AVAILABLE DATA =>

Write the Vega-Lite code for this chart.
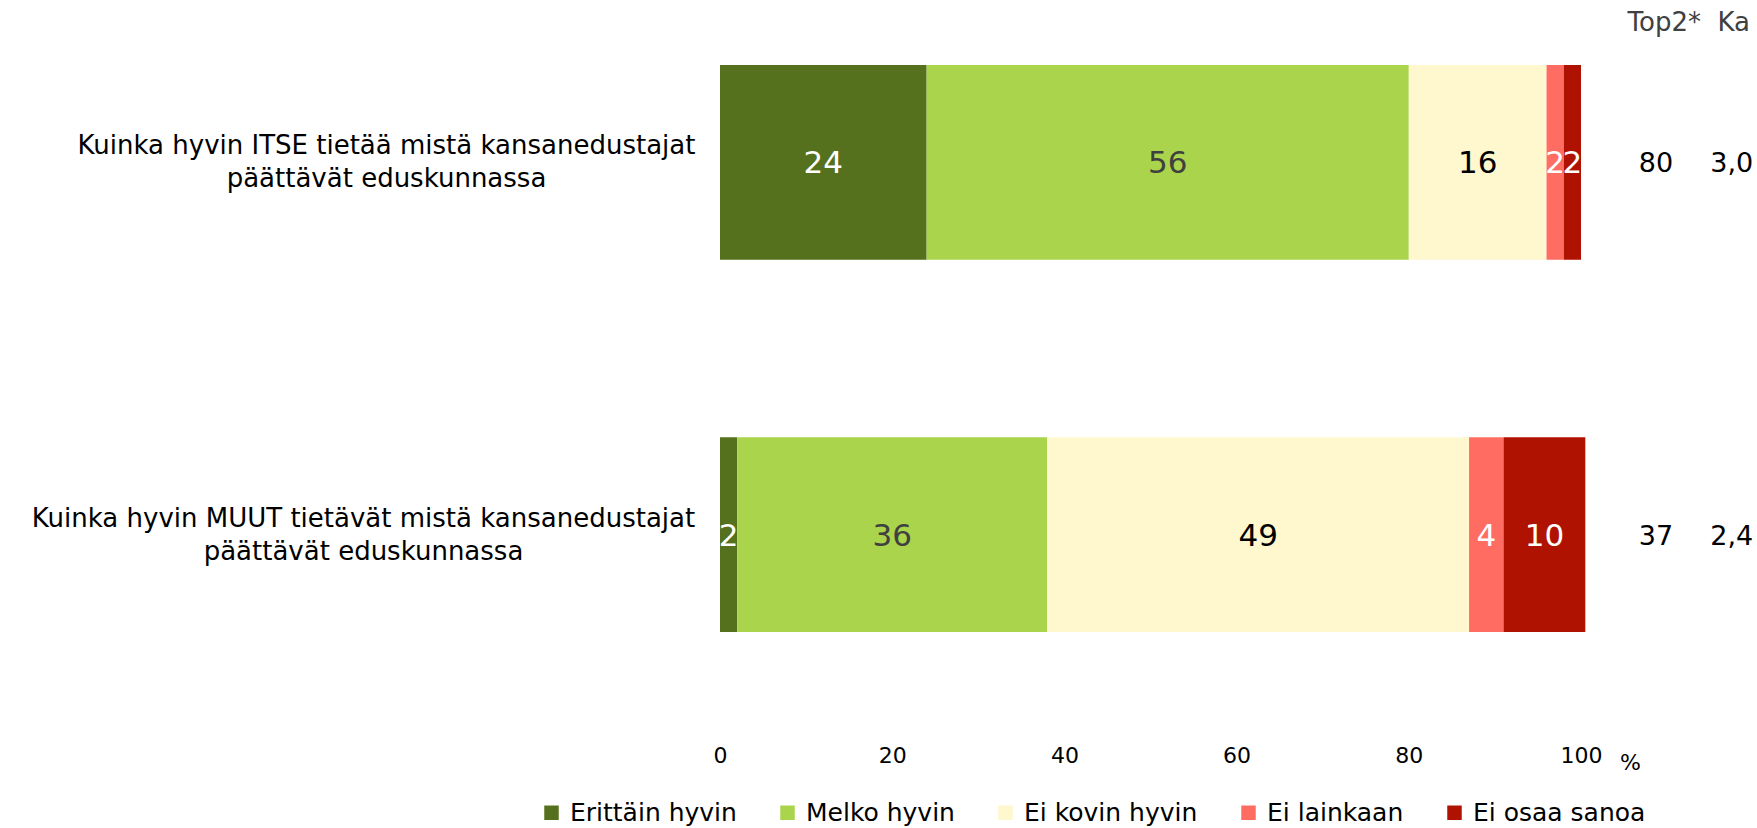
{
  "$schema": "https://vega.github.io/schema/vega-lite/v6.json",
  "width": 861,
  "height": 617,
  "autosize": {"type": "none"},
  "padding": {"left": 720, "top": 40, "right": 176, "bottom": 171},
  "background": "white",
  "config": {"font": "DejaVu Sans", "view": {"stroke": null}},
  "title": {"text": "Top2*\u00a0\u00a0Ka", "anchor": "end", "frame": "group", "dx": 169, "offset": 4, "fontSize": 26, "fontWeight": "normal", "color": "#404040"},
  "datasets": {
    "bars": [
      {"question": "Kuinka hyvin ITSE tietää mistä kansanedustajat päättävät eduskunnassa", "cat": "Erittäin hyvin", "order": 1, "value": 24},
      {"question": "Kuinka hyvin ITSE tietää mistä kansanedustajat päättävät eduskunnassa", "cat": "Melko hyvin", "order": 2, "value": 56},
      {"question": "Kuinka hyvin ITSE tietää mistä kansanedustajat päättävät eduskunnassa", "cat": "Ei kovin hyvin", "order": 3, "value": 16},
      {"question": "Kuinka hyvin ITSE tietää mistä kansanedustajat päättävät eduskunnassa", "cat": "Ei lainkaan", "order": 4, "value": 2},
      {"question": "Kuinka hyvin ITSE tietää mistä kansanedustajat päättävät eduskunnassa", "cat": "Ei osaa sanoa", "order": 5, "value": 2},
      {"question": "Kuinka hyvin MUUT tietävät mistä kansanedustajat päättävät eduskunnassa", "cat": "Erittäin hyvin", "order": 1, "value": 2},
      {"question": "Kuinka hyvin MUUT tietävät mistä kansanedustajat päättävät eduskunnassa", "cat": "Melko hyvin", "order": 2, "value": 36},
      {"question": "Kuinka hyvin MUUT tietävät mistä kansanedustajat päättävät eduskunnassa", "cat": "Ei kovin hyvin", "order": 3, "value": 49},
      {"question": "Kuinka hyvin MUUT tietävät mistä kansanedustajat päättävät eduskunnassa", "cat": "Ei lainkaan", "order": 4, "value": 4},
      {"question": "Kuinka hyvin MUUT tietävät mistä kansanedustajat päättävät eduskunnassa", "cat": "Ei osaa sanoa", "order": 5, "value": 9.5}
    ],
    "summary": [
      {"question": "Kuinka hyvin ITSE tietää mistä kansanedustajat päättävät eduskunnassa", "top2": "80", "ka": "3,0"},
      {"question": "Kuinka hyvin MUUT tietävät mistä kansanedustajat päättävät eduskunnassa", "top2": "37", "ka": "2,4"}
    ]
  },
  "layer": [
    {
      "data": {"name": "bars"},
      "transform": [
        {"stack": "value", "groupby": ["question"], "sort": [{"field": "order", "order": "ascending"}], "as": ["x0", "x1"]}
      ],
      "mark": {"type": "bar"},
      "encoding": {
        "y": {
          "field": "question", "type": "nominal",
          "sort": ["Kuinka hyvin ITSE tietää mistä kansanedustajat päättävät eduskunnassa", "Kuinka hyvin MUUT tietävät mistä kansanedustajat päättävät eduskunnassa"],
          "scale": {"paddingInner": 0.4765, "paddingOuter": 0.067},
          "axis": {
            "title": null, "domain": false, "ticks": false,
            "labelAlign": "center", "labelBaseline": "middle", "labelOffset": -16,
            "labelFontSize": 26, "labelLineHeight": 33, "labelLimit": 0, "labelColor": "black",
            "labelPadding": {"condition": {"test": "indexof(datum.value, 'MUUT') >= 0", "value": 357}, "value": 334},
            "labelExpr": "split(replace(datum.label, ' päättävät', '|päättävät'), '|')"
          }
        },
        "x": {
          "field": "x0", "type": "quantitative",
          "scale": {"domain": [0, 100]},
          "axis": {
            "values": [0, 20, 40, 60, 80, 100], "domain": false, "ticks": false, "grid": false,
            "labelFontSize": 22, "labelPadding": 88, "labelColor": "black", "labelFlush": false,
            "title": "%", "titleX": 910, "titleY": 105, "titleFontSize": 22, "titleFontWeight": "normal",
            "titleAlign": "center", "titleBaseline": "middle", "titleColor": "black"
          }
        },
        "x2": {"field": "x1"},
        "color": {
          "field": "cat", "type": "nominal",
          "scale": {
            "domain": ["Erittäin hyvin", "Melko hyvin", "Ei kovin hyvin", "Ei lainkaan", "Ei osaa sanoa"],
            "range": ["#56711E", "#AAD44B", "#FFF7CD", "#FF6C61", "#B01201"]
          },
          "legend": {
            "orient": "none", "legendX": -181, "legendY": 760, "direction": "horizontal",
            "title": null, "symbolType": "square", "symbolSize": 210, "symbolStrokeWidth": 0,
            "labelFontSize": 25, "labelOffset": 6, "columnPadding": 38, "labelColor": "black", "labelLimit": 0
          }
        }
      }
    },
    {
      "data": {"name": "bars"},
      "transform": [
        {"stack": "value", "groupby": ["question"], "sort": [{"field": "order", "order": "ascending"}], "as": ["x0", "x1"]},
        {"fold": ["x0", "x1"], "as": ["edge", "pos"]},
        {"aggregate": [{"op": "mean", "field": "pos", "as": "mid"}, {"op": "max", "field": "value", "as": "value"}], "groupby": ["question", "cat"]}
      ],
      "mark": {"type": "text", "fontSize": 31, "baseline": "middle", "align": "center", "dy": 2},
      "encoding": {
        "y": {"field": "question", "type": "nominal", "sort": ["Kuinka hyvin ITSE tietää mistä kansanedustajat päättävät eduskunnassa", "Kuinka hyvin MUUT tietävät mistä kansanedustajat päättävät eduskunnassa"]},
        "x": {"field": "mid", "type": "quantitative"},
        "text": {"field": "value", "type": "quantitative", "format": ".0f"},
        "color": {
          "condition": [
            {"test": "datum.cat === 'Melko hyvin'", "value": "#404040"},
            {"test": "datum.cat === 'Ei kovin hyvin'", "value": "#000000"}
          ],
          "value": "#ffffff"
        }
      }
    },
    {
      "data": {"name": "summary"},
      "mark": {"type": "text", "fontSize": 27, "baseline": "middle", "align": "center", "color": "black", "dy": 2},
      "encoding": {
        "y": {"field": "question", "type": "nominal", "sort": ["Kuinka hyvin ITSE tietää mistä kansanedustajat päättävät eduskunnassa", "Kuinka hyvin MUUT tietävät mistä kansanedustajat päättävät eduskunnassa"]},
        "x": {"datum": 108.7, "type": "quantitative"},
        "text": {"field": "top2"}
      }
    },
    {
      "data": {"name": "summary"},
      "mark": {"type": "text", "fontSize": 27, "baseline": "middle", "align": "center", "color": "black", "dy": 2},
      "encoding": {
        "y": {"field": "question", "type": "nominal", "sort": ["Kuinka hyvin ITSE tietää mistä kansanedustajat päättävät eduskunnassa", "Kuinka hyvin MUUT tietävät mistä kansanedustajat päättävät eduskunnassa"]},
        "x": {"datum": 117.5, "type": "quantitative"},
        "text": {"field": "ka"}
      }
    }
  ]
}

SET TASK => Write the full listing out again with every line unchanged, but include no pictures.

RESULT FOR THIS TASK =>
Write the Vega-Lite code for this chart.
{
  "$schema": "https://vega.github.io/schema/vega-lite/v6.json",
  "width": 861,
  "height": 617,
  "autosize": {"type": "none"},
  "padding": {"left": 720, "top": 40, "right": 176, "bottom": 171},
  "background": "white",
  "config": {"font": "DejaVu Sans", "view": {"stroke": null}},
  "title": {"text": "Top2*\u00a0\u00a0Ka", "anchor": "end", "frame": "group", "dx": 169, "offset": 4, "fontSize": 26, "fontWeight": "normal", "color": "#404040"},
  "datasets": {
    "bars": [
      {"question": "Kuinka hyvin ITSE tietää mistä kansanedustajat päättävät eduskunnassa", "cat": "Erittäin hyvin", "order": 1, "value": 24},
      {"question": "Kuinka hyvin ITSE tietää mistä kansanedustajat päättävät eduskunnassa", "cat": "Melko hyvin", "order": 2, "value": 56},
      {"question": "Kuinka hyvin ITSE tietää mistä kansanedustajat päättävät eduskunnassa", "cat": "Ei kovin hyvin", "order": 3, "value": 16},
      {"question": "Kuinka hyvin ITSE tietää mistä kansanedustajat päättävät eduskunnassa", "cat": "Ei lainkaan", "order": 4, "value": 2},
      {"question": "Kuinka hyvin ITSE tietää mistä kansanedustajat päättävät eduskunnassa", "cat": "Ei osaa sanoa", "order": 5, "value": 2},
      {"question": "Kuinka hyvin MUUT tietävät mistä kansanedustajat päättävät eduskunnassa", "cat": "Erittäin hyvin", "order": 1, "value": 2},
      {"question": "Kuinka hyvin MUUT tietävät mistä kansanedustajat päättävät eduskunnassa", "cat": "Melko hyvin", "order": 2, "value": 36},
      {"question": "Kuinka hyvin MUUT tietävät mistä kansanedustajat päättävät eduskunnassa", "cat": "Ei kovin hyvin", "order": 3, "value": 49},
      {"question": "Kuinka hyvin MUUT tietävät mistä kansanedustajat päättävät eduskunnassa", "cat": "Ei lainkaan", "order": 4, "value": 4},
      {"question": "Kuinka hyvin MUUT tietävät mistä kansanedustajat päättävät eduskunnassa", "cat": "Ei osaa sanoa", "order": 5, "value": 9.5}
    ],
    "summary": [
      {"question": "Kuinka hyvin ITSE tietää mistä kansanedustajat päättävät eduskunnassa", "top2": "80", "ka": "3,0"},
      {"question": "Kuinka hyvin MUUT tietävät mistä kansanedustajat päättävät eduskunnassa", "top2": "37", "ka": "2,4"}
    ]
  },
  "layer": [
    {
      "data": {"name": "bars"},
      "transform": [
        {"stack": "value", "groupby": ["question"], "sort": [{"field": "order", "order": "ascending"}], "as": ["x0", "x1"]}
      ],
      "mark": {"type": "bar"},
      "encoding": {
        "y": {
          "field": "question", "type": "nominal",
          "sort": ["Kuinka hyvin ITSE tietää mistä kansanedustajat päättävät eduskunnassa", "Kuinka hyvin MUUT tietävät mistä kansanedustajat päättävät eduskunnassa"],
          "scale": {"paddingInner": 0.4765, "paddingOuter": 0.067},
          "axis": {
            "title": null, "domain": false, "ticks": false,
            "labelAlign": "center", "labelBaseline": "middle", "labelOffset": -16,
            "labelFontSize": 26, "labelLineHeight": 33, "labelLimit": 0, "labelColor": "black",
            "labelPadding": {"condition": {"test": "indexof(datum.value, 'MUUT') >= 0", "value": 357}, "value": 334},
            "labelExpr": "split(replace(datum.label, ' päättävät', '|päättävät'), '|')"
          }
        },
        "x": {
          "field": "x0", "type": "quantitative",
          "scale": {"domain": [0, 100]},
          "axis": {
            "values": [0, 20, 40, 60, 80, 100], "domain": false, "ticks": false, "grid": false,
            "labelFontSize": 22, "labelPadding": 88, "labelColor": "black", "labelFlush": false,
            "title": "%", "titleX": 910, "titleY": 105, "titleFontSize": 22, "titleFontWeight": "normal",
            "titleAlign": "center", "titleBaseline": "middle", "titleColor": "black"
          }
        },
        "x2": {"field": "x1"},
        "color": {
          "field": "cat", "type": "nominal",
          "scale": {
            "domain": ["Erittäin hyvin", "Melko hyvin", "Ei kovin hyvin", "Ei lainkaan", "Ei osaa sanoa"],
            "range": ["#56711E", "#AAD44B", "#FFF7CD", "#FF6C61", "#B01201"]
          },
          "legend": {
            "orient": "none", "legendX": -181, "legendY": 760, "direction": "horizontal",
            "title": null, "symbolType": "square", "symbolSize": 210, "symbolStrokeWidth": 0,
            "labelFontSize": 25, "labelOffset": 6, "columnPadding": 38, "labelColor": "black", "labelLimit": 0
          }
        }
      }
    },
    {
      "data": {"name": "bars"},
      "transform": [
        {"stack": "value", "groupby": ["question"], "sort": [{"field": "order", "order": "ascending"}], "as": ["x0", "x1"]},
        {"fold": ["x0", "x1"], "as": ["edge", "pos"]},
        {"aggregate": [{"op": "mean", "field": "pos", "as": "mid"}, {"op": "max", "field": "value", "as": "value"}], "groupby": ["question", "cat"]}
      ],
      "mark": {"type": "text", "fontSize": 31, "baseline": "middle", "align": "center", "dy": 2},
      "encoding": {
        "y": {"field": "question", "type": "nominal", "sort": ["Kuinka hyvin ITSE tietää mistä kansanedustajat päättävät eduskunnassa", "Kuinka hyvin MUUT tietävät mistä kansanedustajat päättävät eduskunnassa"]},
        "x": {"field": "mid", "type": "quantitative"},
        "text": {"field": "value", "type": "quantitative", "format": ".0f"},
        "color": {
          "condition": [
            {"test": "datum.cat === 'Melko hyvin'", "value": "#404040"},
            {"test": "datum.cat === 'Ei kovin hyvin'", "value": "#000000"}
          ],
          "value": "#ffffff"
        }
      }
    },
    {
      "data": {"name": "summary"},
      "mark": {"type": "text", "fontSize": 27, "baseline": "middle", "align": "center", "color": "black", "dy": 2},
      "encoding": {
        "y": {"field": "question", "type": "nominal", "sort": ["Kuinka hyvin ITSE tietää mistä kansanedustajat päättävät eduskunnassa", "Kuinka hyvin MUUT tietävät mistä kansanedustajat päättävät eduskunnassa"]},
        "x": {"datum": 108.7, "type": "quantitative"},
        "text": {"field": "top2"}
      }
    },
    {
      "data": {"name": "summary"},
      "mark": {"type": "text", "fontSize": 27, "baseline": "middle", "align": "center", "color": "black", "dy": 2},
      "encoding": {
        "y": {"field": "question", "type": "nominal", "sort": ["Kuinka hyvin ITSE tietää mistä kansanedustajat päättävät eduskunnassa", "Kuinka hyvin MUUT tietävät mistä kansanedustajat päättävät eduskunnassa"]},
        "x": {"datum": 117.5, "type": "quantitative"},
        "text": {"field": "ka"}
      }
    }
  ]
}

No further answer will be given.